Dit principe geldt ook indien u bij een deeltijdse tewerkstelling die verder loopt na de maand waarvoor u de aangifte verricht geen einddatum zou vermelden. De toepassing zal er dan automatisch voor zorgen dat in de ASR die de sector werkloosheid ontvangt als einddatum van de tewerkstelling de laatste dag van de maand waarop de aangifte betrekking heeft wordt vermeld.
Opgelet
Indien er een onderbreking van de tewerkstelling is (anders dan een weekend, inhaalrustdag of een feestdag), moet u voor elke tewerkstelling een afzonderlijke ASR scenario 8 verrichten.
Voorbeeld:
Tewerkstelling van 01.05.2016 tot 13.05.2016: Q/S = 25/38
Tewerkstelling van 17.05.2016 tot 20.05.2016: Q/S = 20/38
Tewerkstelling van 24.05.2016 tot 31.05.2016 : Q/S = 30/38
Voor de maand mei 2016 verricht de werkgever 2 ASR’s scenario 8: een ASR voor de periode van 01.05.2016 tot en met 20.05.2016 (met een berekende factor Qgemiddeld van 23,82/38) en een ASR voor de periode van 24.05.2016 tot en met 31.05.2016 (met de reële factor Q van 30/38).

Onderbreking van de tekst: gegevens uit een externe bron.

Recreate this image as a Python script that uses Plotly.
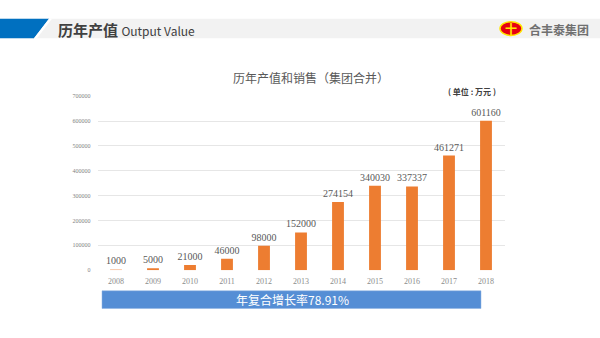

Specifieke situatie: begin- en einddatum in geval van (groeperen van) opeenvolgende tewerkstelling
Opgelet
Voltijdse en deeltijdse tewerkstellingen kunnen niet worden gegroepeerd (behalve : tijdelijk voltijdse tewerkstellingen - zie hoofdstuk “wanneer ?”)
1) Ononderbroken opeenvolgende voltijdse tewerkstellingen
Einddatum
- indien de arbeidsovereenkomst overlapt met de volgende maand, wordt geen einddatum vermeld.
Voorbeeld : contract van maandag 30/10 tot en met vrijdag 03/11
- indien de arbeidsovereenkomst eindigt in de maand (ook al is dit op de laatste dag van de maand, ook al zou deze ononderbroken vervolgd worden in de volgende maand), wordt de einddatum vermeld.
Voorbeeld : contract van maandag 27/10 tot en met vrijdag 31/10 (ook al wordt de tewerkstelling op maandag 03/11 verder gezet).
Begindatum
- indien de vorige aangifte een einddatum bevatte, wordt de datum van aanvang van de arbeidsovereenkomst (dimona) in de betrokken maand vermeld
Voorbeeld : contract van maandag 27/10 tot en met vrijdag 31/10 en van maandag 03/11 tot en met vrijdag 07/11 → volgens het voorgaande werd voor de maand oktober als einddatum 31/10 vermeld, voor de maand november wordt als begindatum 03/11 vermeld
- indien de vorige aangifte geen einddatum bevatte, wordt de begindatum vermeld in de vorige aangifte hernomen
2) Ononderbroken opeenvolgende deeltijdse tewerkstellingen
Begindatum:
- ofwel de eerste dag van de maand indien die dag door een arbeidsovereenkomst gedekt wordt
Voorbeeld : in geval van een arbeidsovereenkomst die twee maanden overlapt → bv. van 27/10 tot en met 15/11 → voor de maand november wordt 01/11 vermeld)
- ofwel de in de betrokken maand gelegen reële (dimona) begindatum van de arbeidsovereenkomst indien de eerste dag van de maand niet wordt gedekt door een arbeidsovereenkomst.
Voorbeeld : tewerkstelling tot vrijdag 31/10 en aansluitend vanaf maandag 03/11 → voor de maand november wordt de begindatum 03/11 vermeld
Einddatum:
- ofwel de laatste dag van de maand indien deze dag gedekt wordt door een arbeidsovereenkomst
Voorbeeld : in geval van een arbeidsovereenkomst die twee maanden overlapt , bv. van 27/10 tot en met 15/11, wordt voor de maand oktober de einddatum 31/10 vermeld)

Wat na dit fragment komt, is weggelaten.